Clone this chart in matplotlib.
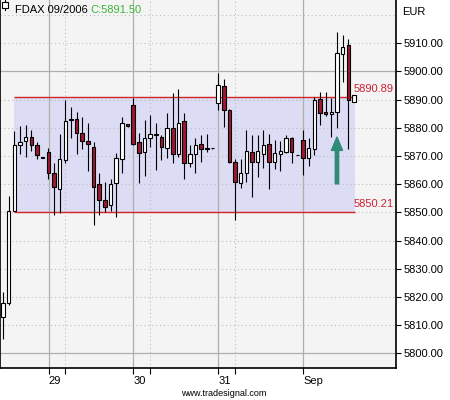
import numpy as np
import matplotlib
matplotlib.use('Agg')
import matplotlib.pyplot as plt
from matplotlib.patches import Rectangle, FancyArrowPatch
from matplotlib.transforms import ScaledTranslation

plt.rcParams['font.family'] = ['Liberation Sans', 'DejaVu Sans']

# hourly candles, FDAX 09/2006
opens = [5812.9, 5817.8, 5850.5, 5874.0, 5875.3, 5876.6, 5873.8, 5869.5, 5871.5, 5863.8,
         5858.2, 5868.5, 5883.2, 5883.0, 5878.2, 5875.3, 5873.3, 5860.0, 5854.4, 5852.6,
         5860.3, 5868.8, 5881.3, 5888.0, 5874.9, 5871.5, 5876.2, 5877.9, 5876.6, 5872.7,
         5879.8, 5870.7, 5882.4, 5867.4, 5870.6, 5874.1, 5872.7, 5872.7, 5888.7, 5894.8,
         5886.3, 5867.9, 5860.5, 5863.8, 5871.5, 5867.9, 5870.6, 5874.2, 5867.9, 5870.6,
         5871.5, 5876.2, 5870.3, 5875.6, 5869.4, 5872.3, 5890.1, 5885.7, 5884.7, 5885.7,
         5906.0, 5909.3, 5889.3]
highs = [5821.7, 5855.8, 5878.9, 5880.6, 5881.0, 5879.2, 5875.0, 5869.6, 5872.9, 5867.4,
         5877.8, 5890.0, 5887.4, 5885.7, 5883.7, 5881.6, 5875.0, 5863.8, 5860.9, 5861.7,
         5870.9, 5883.9, 5881.5, 5890.4, 5878.2, 5882.7, 5884.5, 5881.8, 5877.4, 5885.3,
         5892.4, 5893.6, 5885.1, 5873.9, 5876.2, 5877.4, 5877.8, 5872.8, 5899.5, 5897.2,
         5886.5, 5868.8, 5868.8, 5879.2, 5877.4, 5877.4, 5879.2, 5877.8, 5875.6, 5875.4,
         5877.4, 5876.8, 5870.4, 5879.2, 5876.2, 5891.0, 5892.8, 5892.8, 5890.4, 5914.0,
         5912.9, 5911.3, 5891.5]
lows = [5805.1, 5817.0, 5850.3, 5870.7, 5869.7, 5871.7, 5869.0, 5869.3, 5861.7, 5849.0,
        5849.6, 5867.6, 5876.2, 5870.7, 5872.3, 5864.8, 5845.5, 5849.0, 5850.2, 5850.6,
        5848.2, 5863.8, 5880.4, 5874.0, 5860.5, 5862.9, 5873.3, 5865.0, 5868.5, 5869.1,
        5867.4, 5869.7, 5861.7, 5866.0, 5863.8, 5867.9, 5871.5, 5872.6, 5886.3, 5880.4,
        5867.4, 5847.3, 5858.5, 5860.9, 5855.5, 5862.4, 5865.6, 5858.2, 5865.2, 5864.8,
        5870.9, 5867.6, 5870.2, 5863.2, 5866.4, 5870.3, 5881.0, 5884.1, 5876.6, 5879.8,
        5896.3, 5872.3, 5889.3]
closes = [5817.8, 5850.5, 5873.9, 5875.0, 5876.6, 5873.8, 5870.2, 5869.4, 5863.8, 5858.9,
          5868.8, 5882.4, 5882.7, 5878.0, 5875.2, 5874.1, 5859.1, 5854.4, 5852.0, 5860.0,
          5869.1, 5881.8, 5880.6, 5874.1, 5871.1, 5876.2, 5877.7, 5877.4, 5873.0, 5879.8,
          5870.7, 5881.6, 5867.4, 5870.7, 5873.9, 5872.3, 5872.5, 5872.7, 5895.1, 5886.3,
          5867.9, 5860.9, 5863.8, 5871.8, 5867.9, 5871.8, 5873.9, 5867.9, 5871.1, 5871.9,
          5876.2, 5871.5, 5870.3, 5869.4, 5872.7, 5889.8, 5885.3, 5884.9, 5885.6, 5906.4,
          5908.7, 5889.8, 5891.5]

day_labels = ['29', '30', '31', 'Sep']
day_start = [8.1, 23.0, 38.0, 53.0]
day_mid = [10.9, 25.9, 40.9]

range_top = 5890.89
range_bottom = 5850.21
range_from, range_to = 1.95, 62.2
signal_bar, signal_from, signal_to = 59.0, 5860.1, 5876.7

fig = plt.figure(figsize=(4.5, 4.0), dpi=100)
ax = fig.add_axes([0.0, 0.08, 0.88, 0.92])
ax.set_facecolor('#f4f4f4')

x = np.arange(len(opens))
o = np.array(opens)
c = np.array(closes)

# grid
for lev in range(5800, 5930, 10):
    if lev % 100 == 0:
        ax.axhline(lev, color='#a9b1a9', lw=0.9, zorder=1.5)
    else:
        ax.axhline(lev, color='#bdbdbd', lw=0.8, ls=(0, (1, 2.5)), zorder=1.5)
for d in day_start:
    ax.axvline(d, color='#a9b1a9', lw=0.9, zorder=1.5)
for d in day_mid:
    ax.axvline(d, color='#bdbdbd', lw=0.8, ls=(0, (1, 2.5)), zorder=1.5)

# trading range box
ax.add_patch(Rectangle((range_from, range_bottom), range_to - range_from,
                       range_top - range_bottom, facecolor='#dcdcf5', edgecolor='none', zorder=1))
ax.hlines([range_top, range_bottom], range_from, range_to, color='#d42424', lw=1.0, zorder=2)
ax.text(61.9, range_top + 1.0, '%.2f' % range_top, color='#cc2233', fontsize=8, va='bottom', ha='left', zorder=5)
ax.text(61.9, range_bottom + 1.0, '%.2f' % range_bottom, color='#cc2233', fontsize=8, va='bottom', ha='left', zorder=5)

# candles
ax.vlines(x, lows, highs, color='black', lw=0.8, zorder=3)
up = c >= o
bottom = np.minimum(o, c)
height = np.maximum(np.abs(c - o), 0.05)
ax.bar(x[up], height[up], bottom=bottom[up], width=0.62, color='white', edgecolor='black', lw=0.8, zorder=4)
ax.bar(x[~up], height[~up], bottom=bottom[~up], width=0.62, color='#a01830', edgecolor='black', lw=0.8, zorder=4)

# signal arrow
ax.add_patch(FancyArrowPatch((signal_bar, signal_from), (signal_bar, signal_to),
                             arrowstyle='simple,head_width=1.0,head_length=1.2,tail_width=0.3',
                             mutation_scale=8, color='#2e8b78', shrinkA=0, shrinkB=0, zorder=6))

ax.set_xlim(-0.53, 69.43)
ax.set_ylim(5794.8, 5925.3)

ax.yaxis.tick_right()
ax.set_yticks(range(5800, 5920, 10))
ax.set_yticklabels(['%.2f' % v for v in range(5800, 5920, 10)])
ax.tick_params(axis='y', length=3.5, width=0.8, pad=2, labelsize=8)

ax.set_xticks(day_start)
ax.set_xticklabels(day_labels, ha='left')
off = ScaledTranslation(3 / 100, 0, fig.dpi_scale_trans)
for lab in ax.get_xticklabels():
    lab.set_transform(lab.get_transform() + off)
ax.set_xticks(day_mid, minor=True)
ax.tick_params(axis='x', which='both', length=4, width=0.8, pad=2, labelsize=8)

ax.spines['top'].set_visible(False)
for s in ['left', 'right', 'bottom']:
    ax.spines[s].set_linewidth(1.2)

# header
ax.plot([0.013, 0.013], [0.972, 1.0], transform=ax.transAxes, color='black', lw=0.8, clip_on=False, zorder=7)
ax.add_patch(Rectangle((0.006, 0.978), 0.014, 0.016, transform=ax.transAxes, facecolor='white',
                       edgecolor='black', lw=0.8, zorder=7))
fig.text(15 / 450, 1 - 13 / 400, 'FDAX 09/2006', fontsize=8, color='black', va='baseline')
fig.text(90 / 450, 1 - 13 / 400, 'C:5891.50', fontsize=8, color='#3cb43c', va='baseline')
fig.text(402 / 450, 1 - 15 / 400, 'EUR', fontsize=8, color='black', va='baseline')
fig.text(224 / 450, 1 - 394 / 400, 'www.tradesignal.com', fontsize=6.5, color='black', ha='center', va='center')

fig.savefig('out.png', dpi=100)
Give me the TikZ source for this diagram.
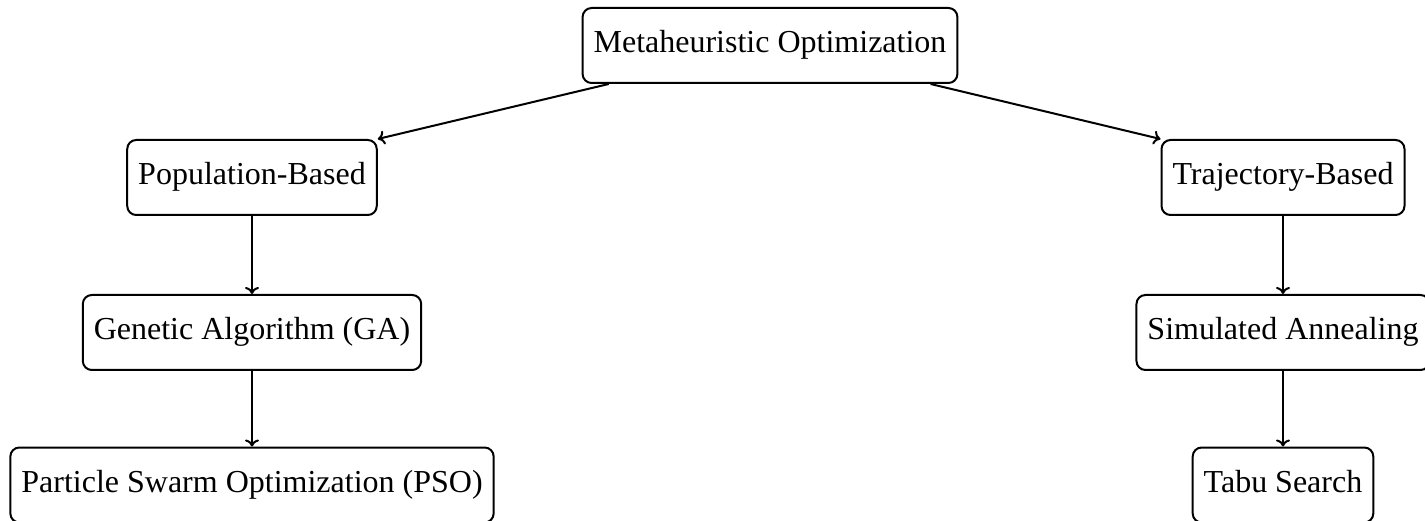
\documentclass[tikz,border=0pt]{standalone}
\usetikzlibrary{arrows.meta}
\usepackage{fontspec}
\setmainfont{Liberation Serif}
\begin{document}
\begin{tikzpicture}[x=1pt,y=1pt,
  box/.style={draw, line width=2pt, rounded corners=9pt, minimum height=75pt, inner xsep=11pt, text height=22pt, text depth=7pt, font=\fontsize{32}{38}\selectfont},
  link/.style={-{To[length=7pt,width=14pt]}, line width=2pt}]
\useasboundingbox (0,0) rectangle (1425,520);
\node[box] (meta) at (770,474.5) {Metaheuristic Optimization};
\node[box] (pop) at (252,342.5) {Population-Based};
\node[box] (traj) at (1283,342.5) {Trajectory-Based};
\node[box] (ga) at (252,187.5) {Genetic Algorithm (GA)};
\node[box] (sa) at (1283,187.5) {Simulated Annealing};
\node[box] (pso) at (252,35) {Particle Swarm Optimization (PSO)};
\node[box] (tabu) at (1283,35) {Tabu Search};
\draw[link] (meta) -- (pop.north east);
\draw[link] (meta) -- (traj.north west);
\draw[link] (pop) -- (ga);
\draw[link] (ga) -- (pso);
\draw[link] (traj) -- (sa);
\draw[link] (sa) -- (tabu);
\end{tikzpicture}
\end{document}
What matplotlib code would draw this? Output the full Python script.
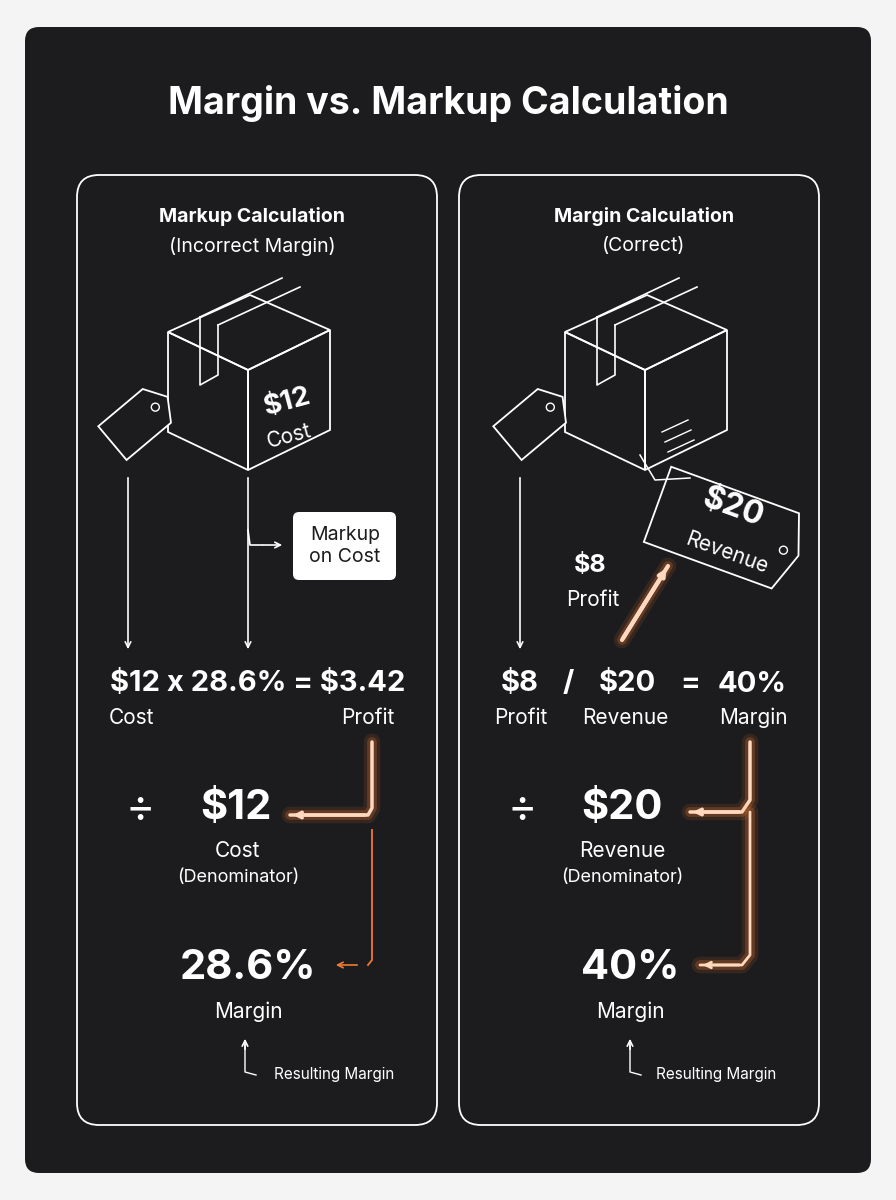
import matplotlib
matplotlib.use("Agg")
import matplotlib.pyplot as plt
from matplotlib.patches import FancyBboxPatch, Polygon, Circle
from matplotlib.transforms import Affine2D

plt.rcParams["font.family"] = ["Inter", "DejaVu Sans"]
plt.rcParams["text.parse_math"] = False

BG, PANEL, ORANGE, WHITE = "#f4f4f4", "#1c1c1e", "#f07a30", "white"

title = "Margin vs. Markup Calculation"
panel_titles = ["Markup Calculation", "Margin Calculation"]
panel_subs = ["(Incorrect Margin)", "(Correct)"]
cost, revenue, profit_wrong, profit = 12, 20, 3.42, 8
markup_pct, margin_wrong, margin_right = 28.6, 28.6, 40

fig = plt.figure(figsize=(8.96, 12), dpi=100, facecolor=BG)
ax = fig.add_axes([0, 0, 1, 1])
ax.set_xlim(0, 896); ax.set_ylim(1200, 0); ax.axis("off")

ax.add_patch(FancyBboxPatch((25, 27), 846, 1146, boxstyle="round,pad=0,rounding_size=14", fc=PANEL, ec="none"))
ax.text(448, 103, title, color=WHITE, fontsize=27, fontweight="bold", ha="center", va="center")
for x0 in (77, 459):
    ax.add_patch(FancyBboxPatch((x0, 175), 360, 950, boxstyle="round,pad=0,rounding_size=22", fc="none", ec=WHITE, lw=1.3))
for cx, t, s in zip((252, 644), panel_titles, panel_subs):
    ax.text(cx, 216, t, color=WHITE, fontsize=14, fontweight="bold", ha="center", va="center")
    ax.text(cx, 246, s, color=WHITE, fontsize=14, ha="center", va="center")


def cube(dx):
    kw = dict(fc="none", ec=WHITE, lw=1.3)
    ax.add_patch(Polygon([(168 + dx, 332), (248 + dx, 370), (330 + dx, 330), (250 + dx, 295)], closed=True, **kw))
    ax.add_patch(Polygon([(168 + dx, 332), (248 + dx, 370), (248 + dx, 470), (168 + dx, 432)], closed=True, **kw))
    ax.add_patch(Polygon([(248 + dx, 370), (330 + dx, 330), (330 + dx, 430), (248 + dx, 470)], closed=True, **kw))
    ax.plot([200 + dx, 282 + dx], [317, 278], color=WHITE, lw=1.2)
    ax.plot([218 + dx, 300 + dx], [325, 287], color=WHITE, lw=1.2)
    ax.plot([200 + dx, 200 + dx, 218 + dx, 218 + dx], [317, 385, 375, 325], color=WHITE, lw=1.2)


def tag(cx, cy, w, h, ang):
    tr = Affine2D().rotate_deg(ang).translate(cx, cy)
    pts = [(-w / 2, -h / 2), (w / 2 - 14, -h / 2), (w / 2, 0), (w / 2 - 14, h / 2), (-w / 2, h / 2)]
    ax.add_patch(Polygon(tr.transform(pts), closed=True, fc=PANEL, ec=WHITE, lw=1.3))
    hx, hy = tr.transform((w / 2 - 16, 0))
    ax.add_patch(Circle((hx, hy), 4, fc="none", ec=WHITE, lw=1))


def arrow(p0, p1, color=WHITE, lw=1.2):
    ax.annotate("", xy=p1, xytext=p0, arrowprops=dict(arrowstyle="->", color=color, lw=lw))


def glow_path(xs, ys, lw=2.5):
    for w, a in ((12, 0.12), (7, 0.25)):
        ax.plot(xs, ys, color=ORANGE, lw=w, alpha=a, solid_capstyle="round")
    ax.plot(xs, ys, color="#ffd9bf", lw=lw, solid_capstyle="round")
    arrow((xs[-2], ys[-2]), (xs[-1], ys[-1]), color="#ffd9bf", lw=lw)


big = dict(color=WHITE, fontsize=21, fontweight="bold", ha="center", va="center")
mid = dict(color=WHITE, fontsize=15, ha="center", va="center")
huge = dict(color=WHITE, fontsize=30, fontweight="bold", ha="center", va="center")

# ---- left panel ----
cube(0)
tag(140, 420, 72, 44, -40)
ax.text(287, 402, f"${cost}", color=WHITE, fontsize=20, fontweight="bold", ha="center", va="center", rotation=15)
ax.text(289, 436, "Cost", color=WHITE, fontsize=15, ha="center", va="center", rotation=15)
arrow((128, 475), (128, 652)); arrow((248, 475), (248, 652))
ax.plot([248, 250, 262], [530, 545, 545], color=WHITE, lw=1.2)
arrow((260, 545), (285, 545))
ax.add_patch(FancyBboxPatch((293, 512), 103, 68, boxstyle="round,pad=0,rounding_size=6", fc=WHITE, ec="none"))
ax.text(345, 546, "Markup\non Cost", color="#1c1c1e", fontsize=14, ha="center", va="center", linespacing=1.3)
ax.text(258, 684, f"${cost} x {markup_pct}% = ${profit_wrong}", **big)
ax.text(131, 718, "Cost", **mid); ax.text(368, 718, "Profit", **mid)
glow_path([372, 372, 368, 290], [742, 808, 815, 815])
ax.plot([372, 372, 368], [830, 960, 965], color=ORANGE, lw=1.3)
arrow((360, 965), (333, 965), color=ORANGE)
ax.text(140, 810, "÷", color=WHITE, fontsize=32, ha="center", va="center")
ax.text(236, 808, f"${cost}", **huge)
ax.text(238, 851, "Cost", **mid)
ax.text(238, 877, "(Denominator)", color=WHITE, fontsize=13, ha="center", va="center")
ax.text(248, 968, f"{margin_wrong}%", **huge)
ax.text(248, 1012, "Margin", **mid)
ax.plot([245, 245, 256], [1045, 1072, 1075], color=WHITE, lw=1)
arrow((245, 1052), (245, 1036))
ax.text(334, 1074, "Resulting Margin", color=WHITE, fontsize=11, ha="center", va="center")

# ---- right panel ----
cube(397)
for i in range(3):
    ax.plot([662 + 3 * i, 688 + 3 * i], [432 + 10 * i, 420 + 10 * i], color=WHITE, lw=1)
tag(535, 420, 72, 44, -40)
ax.plot([640, 655, 690], [455, 480, 478], color=WHITE, lw=1.1)
tag(728, 530, 150, 80, 20)
ax.text(733, 508, f"${revenue}", color=WHITE, fontsize=23, fontweight="bold", ha="center", va="center", rotation=-20)
ax.text(727, 553, "Revenue", color=WHITE, fontsize=15, ha="center", va="center", rotation=-20)
arrow((520, 475), (520, 652))
ax.text(590, 565, f"${profit}", color=WHITE, fontsize=18, fontweight="bold", ha="center", va="center")
ax.text(593, 600, "Profit", **mid)
glow_path([622, 668], [640, 566], lw=3)
for x, s in zip((520, 568, 627, 690, 752), (f"${profit}", "/", f"${revenue}", "=", f"{margin_right}%")):
    ax.text(x, 684, s, **big)
ax.text(521, 718, "Profit", **mid); ax.text(625, 718, "Revenue", **mid); ax.text(753, 718, "Margin", **mid)
glow_path([750, 750, 742, 690], [742, 800, 812, 812])
glow_path([750, 750, 742, 700], [812, 955, 965, 965], lw=2)
ax.text(522, 810, "÷", color=WHITE, fontsize=32, ha="center", va="center")
ax.text(622, 808, f"${revenue}", **huge)
ax.text(622, 851, "Revenue", **mid)
ax.text(622, 877, "(Denominator)", color=WHITE, fontsize=13, ha="center", va="center")
ax.text(630, 968, f"{margin_right}%", **huge)
ax.text(630, 1012, "Margin", **mid)
ax.plot([630, 630, 641], [1045, 1072, 1075], color=WHITE, lw=1)
arrow((630, 1052), (630, 1036))
ax.text(716, 1074, "Resulting Margin", color=WHITE, fontsize=11, ha="center", va="center")

fig.savefig("out.png", dpi=100, facecolor=BG)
═══
Restate word for word only the lines from where the entries begin through the one with "plt.rcParams['font.family'] = ['Liberation"; omit the pictures.

Clone this chart in matplotlib.
import numpy as np
import matplotlib
matplotlib.use('Agg')
import matplotlib.pyplot as plt
from matplotlib.patches import Rectangle, FancyArrowPatch
from matplotlib.transforms import ScaledTranslation

plt.rcParams['font.family'] = ['Liberation Sans', 'DejaVu Sans']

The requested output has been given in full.